184h Molecular Chemisorption of O2 on a Pdo(101) Thin Film on Pd(111)

Jose A. Hinojosa Jr., Heywood H. Kan, and Jason F. Weaver. Chemical Engineering, University of Florida, Department of Chemical Engineering, Gainesville, FL 32611

We used temperature programmed desorption (TPD) to investigate the molecular chemisorption of O2 on a PdO(101) thin film grown on Pd(111) in ultrahigh vacuum using an oxygen atom beam. Our results show that the molecular chemisorption of O2 is facile on the PdO film at 85 K, producing a saturation O2 coverage of 0.27 ML (monolayers). Experiments with co-adsorbed 16O2 and 18O2 further reveal that molecularly chemisorbed O2 dissociates negligibly on the pristine PdO(101) surface under the conditions examined.

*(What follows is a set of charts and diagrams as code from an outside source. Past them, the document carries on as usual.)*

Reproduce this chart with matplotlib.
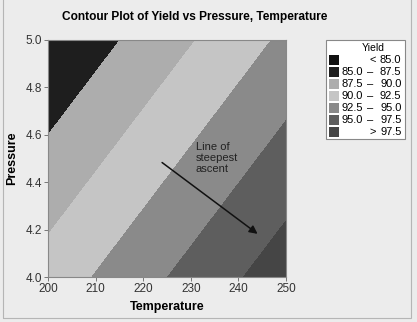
import matplotlib
matplotlib.use("Agg")
import matplotlib.pyplot as plt
from matplotlib.patches import Rectangle
import numpy as np

plt.rcParams['font.family'] = ['Liberation Sans', 'DejaVu Sans']

# Data: fitted yield surface read at the corners of the design region
temperature = [200, 250]
pressure = [4.0, 5.0]
yield_grid = [[91.05, 98.90],   # at pressure 4.0
              [85.12, 92.98]]   # at pressure 5.0

levels = [80, 85.0, 87.5, 90.0, 92.5, 95.0, 97.5, 105]
band_colors = ['#111111', '#1e1e1e', '#adadad', '#c5c5c5', '#8a8a8a', '#5e5e5e', '#454545']
legend_lo = ['', '85.0', '87.5', '90.0', '92.5', '95.0', '']
legend_hi = ['85.0', '87.5', '90.0', '92.5', '95.0', '97.5', '97.5']
legend_op = ['<', '–', '–', '–', '–', '–', '>']

arrow_start = (223.5, 4.49)
arrow_end = (244.5, 4.175)

W, H = 417, 322
fig = plt.figure(figsize=(W / 100, H / 100), dpi=100)
bg = '#ececec'
fig.patch.set_facecolor(bg)

# outer frame
fig.patches.append(Rectangle((3 / W, 4 / H), (411 - 3) / W, 1.2, transform=fig.transFigure,
                             fill=False, edgecolor='#b5b5b5', lw=0.8))

ax = fig.add_axes([48 / W, 1 - 277 / H, (286 - 48) / W, (277 - 40) / H])
T, P = np.meshgrid(temperature, pressure)
ax.contourf(T, P, np.array(yield_grid), levels=levels, colors=band_colors)
ax.set_xlim(200, 250)
ax.set_ylim(4.0, 5.0)
ax.set_xticks([200, 210, 220, 230, 240, 250])
ax.set_yticks([4.0, 4.2, 4.4, 4.6, 4.8, 5.0])
ax.set_yticklabels(['4.0', '4.2', '4.4', '4.6', '4.8', '5.0'])
ax.tick_params(direction='out', length=3, width=0.7, color='#777777', labelsize=8.5,
               labelcolor='#333333', pad=1.5)
for s in ax.spines.values():
    s.set_color('#888888')
    s.set_linewidth(0.8)

ax.set_xlabel('Temperature', fontsize=9, fontweight='bold', labelpad=4)
ax.set_ylabel('Pressure', fontsize=9, fontweight='bold', labelpad=5)
fig.text(195 / W, 1 - 17 / H, 'Contour Plot of Yield vs Pressure, Temperature',
         ha='center', va='center', fontsize=8.6, fontweight='bold')

ax.annotate('', xy=arrow_end, xytext=arrow_start,
            arrowprops=dict(arrowstyle='-|>', color='#111111', lw=1.1, mutation_scale=12))
ax.text(231.0, 4.57, 'Line of\nsteepest\nascent', fontsize=8, color='#222222',
        ha='left', va='top', linespacing=1.1)

# legend
lx0, ly0, lx1, ly1 = 326, 40, 405, 139
fig.patches.append(Rectangle((lx0 / W, 1 - ly1 / H), (lx1 - lx0) / W, (ly1 - ly0) / H,
                             transform=fig.transFigure, facecolor='white',
                             edgecolor='#888888', lw=0.8))
fig.text(373 / W, 1 - 48 / H, 'Yield', ha='center', va='center', fontsize=7.5)
for i in range(len(band_colors)):
    yc = 60 + i * 12.0
    fig.patches.append(Rectangle((328.5 / W, 1 - (yc + 5) / H), 10.5 / W, 10 / H,
                                 transform=fig.transFigure, facecolor=band_colors[i],
                                 edgecolor='none'))
    fy = 1 - yc / H
    if legend_lo[i]:
        fig.text(363 / W, fy, legend_lo[i], ha='right', va='center', fontsize=8)
    opx = 370 if legend_op[i] == '–' else 373
    fig.text(opx / W, fy, legend_op[i], ha='center', va='center', fontsize=8)
    fig.text(401.5 / W, fy, legend_hi[i], ha='right', va='center', fontsize=8)

fig.savefig('out.png', dpi=100, facecolor=bg)
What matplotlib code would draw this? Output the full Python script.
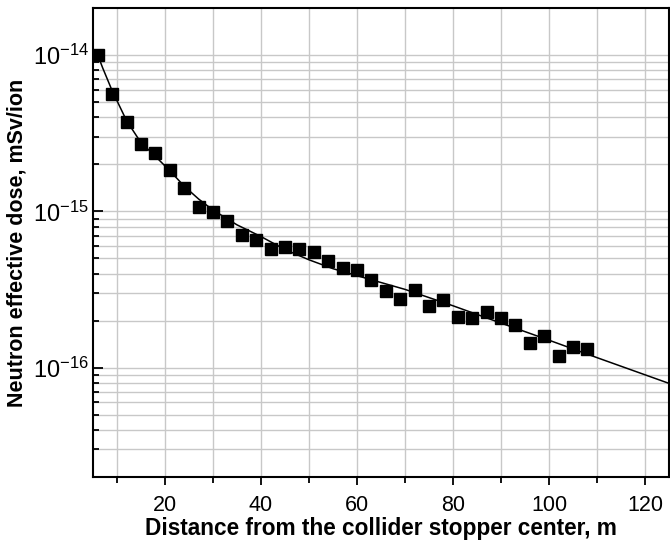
import matplotlib
matplotlib.use("Agg")
import matplotlib.pyplot as plt
from matplotlib.ticker import FixedLocator, FuncFormatter, NullFormatter
import numpy as np

plt.rcParams['font.family'] = ['Liberation Sans', 'DejaVu Sans']
plt.rcParams['mathtext.fontset'] = 'custom'
plt.rcParams['mathtext.rm'] = 'Liberation Sans'

# measured points
distance = [6, 9, 12, 15, 18, 21, 24, 27, 30, 33, 36, 39, 42, 45, 48, 51, 54,
            57, 60, 63, 66, 69, 72, 75, 78, 81, 84, 87, 90, 93, 96, 99, 102, 105, 108]
dose = [1.00e-14, 5.66e-15, 3.71e-15, 2.68e-15, 2.35e-15, 1.84e-15, 1.41e-15,
        1.06e-15, 9.96e-16, 8.67e-16, 7.05e-16, 6.55e-16, 5.71e-16, 5.91e-16,
        5.71e-16, 5.49e-16, 4.81e-16, 4.36e-16, 4.21e-16, 3.62e-16, 3.09e-16,
        2.77e-16, 3.12e-16, 2.48e-16, 2.73e-16, 2.12e-16, 2.09e-16, 2.28e-16,
        2.07e-16, 1.87e-16, 1.44e-16, 1.59e-16, 1.18e-16, 1.35e-16, 1.31e-16]

# fitted curve
fit_x = [6, 7, 8, 9, 10, 12, 15, 18, 21, 24, 27, 30, 35, 40, 45, 50, 55, 60,
         70, 80, 90, 100, 110, 125]
fit_y = [1.00e-14, 8.3e-15, 7.0e-15, 5.9e-15, 5.1e-15, 3.8e-15, 2.75e-15,
         2.25e-15, 1.82e-15, 1.45e-15, 1.20e-15, 1.02e-15, 8.2e-16, 6.9e-16,
         5.7e-16, 4.9e-16, 4.3e-16, 3.88e-16, 3.17e-16, 2.49e-16, 1.93e-16,
         1.50e-16, 1.16e-16, 7.94e-17]

x_major = [20, 40, 60, 80, 100, 120]
x_minor = [10, 30, 50, 70, 90, 110]
y_major = [1e-16, 1e-15, 1e-14]
y_minor = [m * 10.0 ** e for e in (-17, -16, -15) for m in range(2, 10)]

fig = plt.figure(figsize=(6.7, 5.4), dpi=100)
ax = fig.add_axes([0.1388, 0.1167, 0.8597, 0.8685])

ax.set_yscale('log')
ax.plot(fit_x, fit_y, '-', color='black', lw=1.1, zorder=3)
ax.plot(distance, dose, 's', color='black', ms=9, zorder=4)

ax.set_xlim(5, 125)
ax.set_ylim(2e-17, 2e-14)

ax.xaxis.set_major_locator(FixedLocator(x_major))
ax.xaxis.set_minor_locator(FixedLocator(x_minor))
ax.yaxis.set_major_locator(FixedLocator(y_major))
ax.yaxis.set_minor_locator(FixedLocator(y_minor))
ax.yaxis.set_minor_formatter(NullFormatter())
ax.yaxis.set_major_formatter(FuncFormatter(
    lambda v, p: r'$\mathregular{10^{%d}}$' % int(round(np.log10(v)))))

ax.grid(True, which='both', color='#c8c8c8', lw=1.0, zorder=0)
ax.set_axisbelow(True)

ax.tick_params(axis='x', which='major', direction='out', length=6, width=1.3,
               labelsize=15.5, pad=7)
ax.tick_params(axis='x', which='minor', direction='out', length=4, width=1.3)
ax.tick_params(axis='y', which='major', direction='in', length=7, width=1.3,
               labelsize=17, pad=3)
ax.tick_params(axis='y', which='minor', direction='in', length=4, width=1.3)

for s in ax.spines.values():
    s.set_linewidth(1.5)

ax.set_xlabel('Distance from the collider stopper center, m', fontsize=16.3,
              fontweight='bold', labelpad=1)
ax.set_ylabel('Neutron effective dose, mSv/ion', fontsize=15.5,
              fontweight='bold', labelpad=4)

fig.savefig('out.png', dpi=100)
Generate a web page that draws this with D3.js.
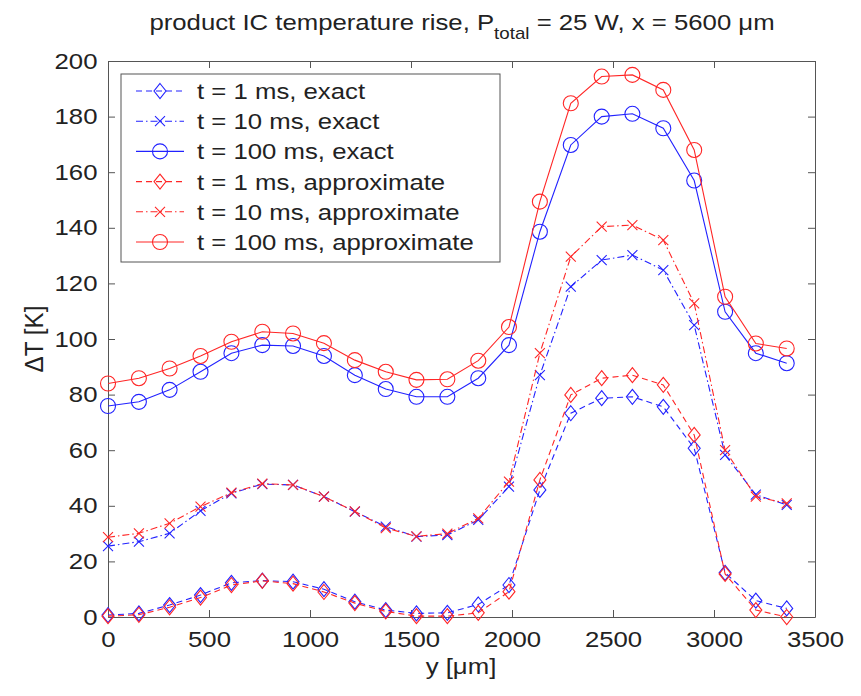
<!DOCTYPE html>
<html>
<head>
<meta charset="utf-8">
<script src="https://cdn.jsdelivr.net/npm/d3@7"></script>
<style>
  body { margin: 0; background: #fff; }
  text { font-family: "Liberation Sans", Arial, sans-serif; fill: #222; }
</style>
</head>
<body>
<div id="chart"></div>
<script>
// chart data
const yPositions = [0, 153, 305, 458, 611, 764, 916, 1069, 1222, 1375, 1527, 1680,
                    1833, 1985, 2138, 2291, 2444, 2596, 2749, 2902, 3055, 3207, 3360];
const exact1ms   = [0.7, 1.3, 4.3, 7.9, 12.3, 13.1, 12.7, 10, 5.5, 2.5, 1.3, 1.5,
                    4.5, 11.5, 45.7, 73.3, 78.7, 79.2, 75.6, 60.7, 15.9, 5.9, 3.1];
const exact10ms  = [25.5, 27.1, 30.1, 38.2, 44.5, 47.8, 47.5, 43.3, 37.9, 32.5, 28.9, 29.5,
                    34.9, 46.9, 87, 118.8, 128.4, 130.2, 124.8, 105, 58.3, 44, 40.3];
const exact100ms = [75.9, 77.4, 81.7, 88.2, 94.9, 97.8, 97.5, 93.9, 87, 82, 79.2, 79.2,
                    85.9, 97.8, 138.6, 169.8, 180, 181, 175.8, 157, 109.8, 94.9, 91.3];
const approx1ms  = [0.3, 0.8, 3.5, 7, 11.5, 13, 12, 9, 5, 2, 0.3, 0.3,
                    1.5, 9.1, 49.3, 79.9, 85.9, 87, 83.5, 65.5, 15.5, 2.5, 0];
const approx10ms = [28.7, 30.1, 33.7, 39.7, 44.7, 48, 47.5, 43.3, 38, 32, 29, 30,
                    35.5, 48.7, 94.9, 129.6, 140.4, 141, 135.6, 112.8, 60, 43.3, 40.9];
const approx100ms= [84, 85.9, 89.4, 93.9, 99, 102.6, 102, 98.5, 92.4, 88.2, 85.3, 85.5,
                    92.2, 104.3, 149.4, 184.8, 194.4, 195, 189.6, 168, 115.2, 98.4, 96.6];
const seriesLabels = ["t = 1 ms, exact", "t = 10 ms, exact", "t = 100 ms, exact",
                      "t = 1 ms, approximate", "t = 10 ms, approximate", "t = 100 ms, approximate"];
const xTicks = [0, 500, 1000, 1500, 2000, 2500, 3000, 3500];
const yTicks = [0, 20, 40, 60, 80, 100, 120, 140, 160, 180, 200];

const width = 861, height = 696;
const margin = {left: 108, right: 46, top: 61, bottom: 79};
const plotW = width - margin.left - margin.right;
const plotH = height - margin.top - margin.bottom;
const stretch = "scale(1.17,1)";  // the picture's text is a bit wide

const blue = "#2222ff", red = "#ff2626";
const styles = [
  {color: blue, dash: "6,4", marker: "diamond"},
  {color: blue, dash: "7,3,1.5,3", marker: "x"},
  {color: blue, dash: null, marker: "circle"},
  {color: red, dash: "6,4", marker: "diamond"},
  {color: red, dash: "7,3,1.5,3", marker: "x"},
  {color: red, dash: null, marker: "circle"}
];
const allSeries = [exact1ms, exact10ms, exact100ms, approx1ms, approx10ms, approx100ms];

const svg = d3.select("#chart").append("svg")
  .attr("width", width).attr("height", height);

const x = d3.scaleLinear().domain([0, 3500]).range([margin.left, margin.left + plotW]);
const y = d3.scaleLinear().domain([0, 200]).range([margin.top + plotH, margin.top]);

// axes, ticks pointing inward like matlab
const axisColor = "#555";
const fmt = d3.format("d");
function styleAxis(g) {
  g.selectAll("path, line").attr("stroke", axisColor);
  g.selectAll("text").attr("font-size", 22).attr("fill", "#222")
    .attr("transform", stretch);
}
svg.append("g")
  .attr("transform", "translate(0," + (margin.top + plotH) + ")")
  .call(d3.axisBottom(x).tickValues(xTicks).tickFormat(fmt)
    .tickSizeInner(-7).tickSizeOuter(0).tickPadding(14))
  .call(styleAxis);
svg.append("g")
  .attr("transform", "translate(" + margin.left + ",0)")
  .call(d3.axisLeft(y).tickValues(yTicks).tickFormat(fmt)
    .tickSizeInner(-7).tickSizeOuter(0).tickPadding(9))
  .call(styleAxis);
svg.append("g")
  .attr("transform", "translate(0," + margin.top + ")")
  .call(d3.axisTop(x).tickValues(xTicks).tickSizeInner(-7).tickSizeOuter(0).tickFormat(""))
  .call(styleAxis);
svg.append("g")
  .attr("transform", "translate(" + (margin.left + plotW) + ",0)")
  .call(d3.axisRight(y).tickValues(yTicks).tickSizeInner(-7).tickSizeOuter(0).tickFormat(""))
  .call(styleAxis);

// markers
function drawMarker(g, kind, color) {
  if (kind === "circle") {
    g.append("circle").attr("r", 7.5);
  } else if (kind === "diamond") {
    g.append("path").attr("d", "M0,-7.5L6,0L0,7.5L-6,0Z");
  } else {
    g.append("path").attr("d", "M-5,-5L5,5M-5,5L5,-5");
  }
  g.selectAll("circle, path").attr("fill", "none").attr("stroke", color).attr("stroke-width", 1.1);
}

const line = d3.line().x((d, i) => x(yPositions[i])).y(d => y(d));

allSeries.forEach((vals, k) => {
  const st = styles[k];
  const g = svg.append("g");
  g.append("path")
    .attr("d", line(vals))
    .attr("fill", "none")
    .attr("stroke", st.color)
    .attr("stroke-width", 1.1)
    .attr("stroke-dasharray", st.dash);
  g.selectAll(".m").data(vals).enter().append("g")
    .attr("transform", (d, i) => "translate(" + x(yPositions[i]) + "," + y(d) + ")")
    .each(function() { drawMarker(d3.select(this), st.marker, st.color); });
});

// legend
const legend = svg.append("g");
legend.append("rect")
  .attr("x", 121).attr("y", 74).attr("width", 379).attr("height", 188)
  .attr("fill", "#fff").attr("stroke", axisColor).attr("stroke-width", 1);
seriesLabels.forEach((lab, k) => {
  const st = styles[k];
  const ly = 91 + k * 30.2;
  legend.append("line")
    .attr("x1", 136).attr("x2", 184).attr("y1", ly).attr("y2", ly)
    .attr("stroke", st.color).attr("stroke-width", 1.1)
    .attr("stroke-dasharray", st.dash);
  drawMarker(legend.append("g").attr("transform", "translate(160," + ly + ")"), st.marker, st.color);
  legend.append("text")
    .attr("transform", "translate(197," + (ly + 8) + ") " + stretch)
    .attr("font-size", 22)
    .text(lab);
});

// title with subscript
const title = svg.append("text")
  .attr("transform", "translate(462,30) " + stretch)
  .attr("text-anchor", "middle")
  .attr("font-size", 22);
title.append("tspan").text("product IC temperature rise, P");
title.append("tspan").attr("dy", 9).attr("font-size", 16).text("total");
title.append("tspan").attr("dy", -9).text(" = 25 W, x = 5600 \u03bcm");

// axis labels
svg.append("text")
  .attr("transform", "translate(461,674) " + stretch)
  .attr("text-anchor", "middle")
  .attr("font-size", 22)
  .text("y [\u03bcm]");
svg.append("text")
  .attr("transform", "translate(43,339) rotate(-90) scale(1.1,1.17)")
  .attr("text-anchor", "middle")
  .attr("font-size", 22)
  .text("\u0394T [K]");
</script>
</body>
</html>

The O2 TPD spectrum from the PdO(101) surface at O2 saturation exhibits two main features centered at 117 K and 227 K, as well as smaller features at 275 K and 315 K, associated with the desorption of molecularly chemisorbed O2. Comparison with O2 TPD obtained from clean Pd(111) demonstrates that a large fraction of the O2 molecules on the PdO(101) surface are more strongly bound than O2 chemisorbed on the metallic surface at 85 K and saturation of the respective O2 layers. We find that O2 molecules chemisorb only in small quantities (< 0.03 ML) on the p(2×2) and 2D Pd5O4 phases of atomic oxygen on Pd(111), indicating that these phases have much weaker binding affinities toward O2 than the PdO(101) surface generated in our experiments. Finally, temperature programmed reaction spectra with co-adsorbed 18O2 and CO demonstrate that both PdO and molecularly adsorbed O2 actively participate in the oxidation of CO, with the atomic and molecular species exhibiting similar activities for the conditions studied. The results of this study may have implications for understanding Pd oxidation catalysis at high pressures given that we find relatively strong binding states of O2 on PdO and observe that these molecularly adsorbed species are active in CO oxidation.